Le psychiatre François Pommier et le chercheur Frédéric Forest s'inquiètent du «caractère réactionnaire» de certains psys, qui «se servent de leur supposé savoir» pour condamner le mariage entre personnes de même sexe et l'homoparentalité.
Les psys sont depuis quelque temps très sollicités pour donner leur avis sur la question du mariage homosexuel et de l’homoparentalité. Certes, on ne peut guère s’étonner que la question soit posée à ceux qui entendent au plus près, dans l’intimité de leur cabinet de consultation, les embarras de la sexualité humaine, et ce qu’il en est dès lors de l’évolution des couples dits hors norme et des néofamilles en général.
On peut s’étonner cependant de la manière dont certains se servent de leur supposé savoir pour estimer, au titre de l’expérience analytique, que l’évolution vers le mariage –avec ses conséquences probables tant du côté de l’adoption que du côté de certaines formes de procréation déjà très en vogue dans l’univers hétérosexuel– risquerait fort de conduire tout à coup au chaos, sous prétexte que la différence des sexes n’existerait plus dès lors. La doxa voudrait que le tiers indispensable au développement de l’enfant disparaisse et que la sainte famille ne devienne qu’une mascarade et s’effondre. Répétons-le, il ne s’agit ni de dire qu’un homme est une femme, ni que la différence sexuelle est insignifiante. Simplement les psychanalystes, premiers à côtoyer dans leur pratique les méandres d’une sexualité humaine dont la complexité ne se réduit pas au sexe biologique, devraient justement être enclins à plus de prudence dans leurs appréciations.
Le mariage homosexuel, estiment certains, serait synonyme de «destruction symbolique» ou de «monde neutralisé», sorte de catastrophe anthropologique nous guettant à l’instar des idéologies de la fin du monde incapable de penser la modernité. En dehors même du fait que toutes les statistiques démentent la catastrophe annoncée concernant la santé psychique des enfants élevés par des couples homosexuels, on a surtout l’impression que les psychanalystes s’accrochent à leurs théories comme si elles se trouvaient tout à coup mises à mal.
C’est donner de la thérapie psychanalytique une vision bien étroite et simpliste. Quand bien même seraient-elles remises en cause, n’est-ce pas le propre de la psychanalyse que de toujours réévaluer la théorie à la lumière de la clinique? Comme le physicien dans le cadre de la physique quantique, le psychanalyste a le devoir de rectifier ses théories au prisme de la pratique.
Certes, l’équilibre développemental du petit humain dépend de la possibilité pour lui d’investir un personnage tiers, autre que le premier objet d’amour, pour organiser son psychisme. Mais dans quelle mesure est-il indispensable que ce tiers soit d’un sexe ou d’un autre?

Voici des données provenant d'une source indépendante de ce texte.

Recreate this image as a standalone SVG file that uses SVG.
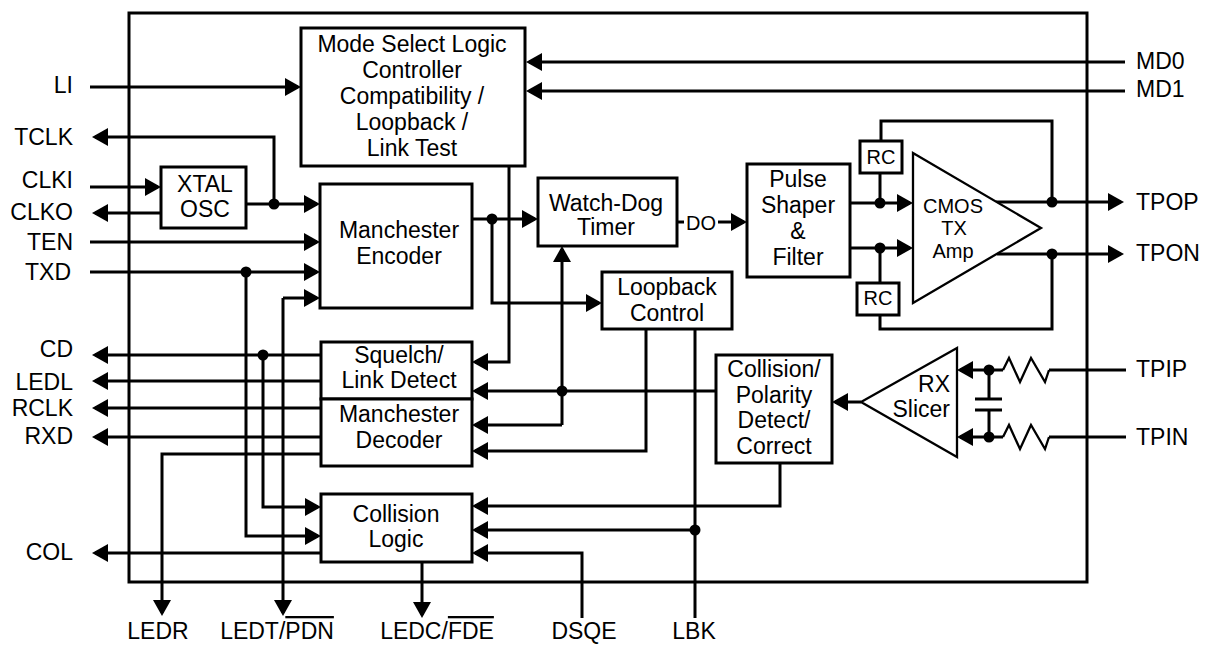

Le caractère réactionnaire de certains psychanalystes est à la mesure d’un certain conservatisme judéo-chrétien et les autres professionnels ont alors beau jeu de rapprocher la psychanalyse de la religion.
La chose analytique n’a pas à se mettre à la place d’un idéal moral, sauf à être instrumentalisée et pervertie. Ainsi, en ce sens, une motion du séminaire rassemblant l’essentiel des universitaires exerçant dans le secteur de la psychopathologie a été adoptée le 2 décembre 2012. La psychanalyse est et devrait être une théorie et une pratique du psychisme à l’écoute de l’inconscient, politiquement subversive, permettant d’être un peu moins dupe de l’effet de l’univers social sur l’individu.
François Pommier, psychiatre, psychanalyste, professeur de psychopathologie à l’Université Paris Ouest-Nanterre-La Défense.
Frédéric Forest, chercheur associé à l’Université Paris Diderot, docteur en Sciences Politiques, auteur de Freud et la science (2010).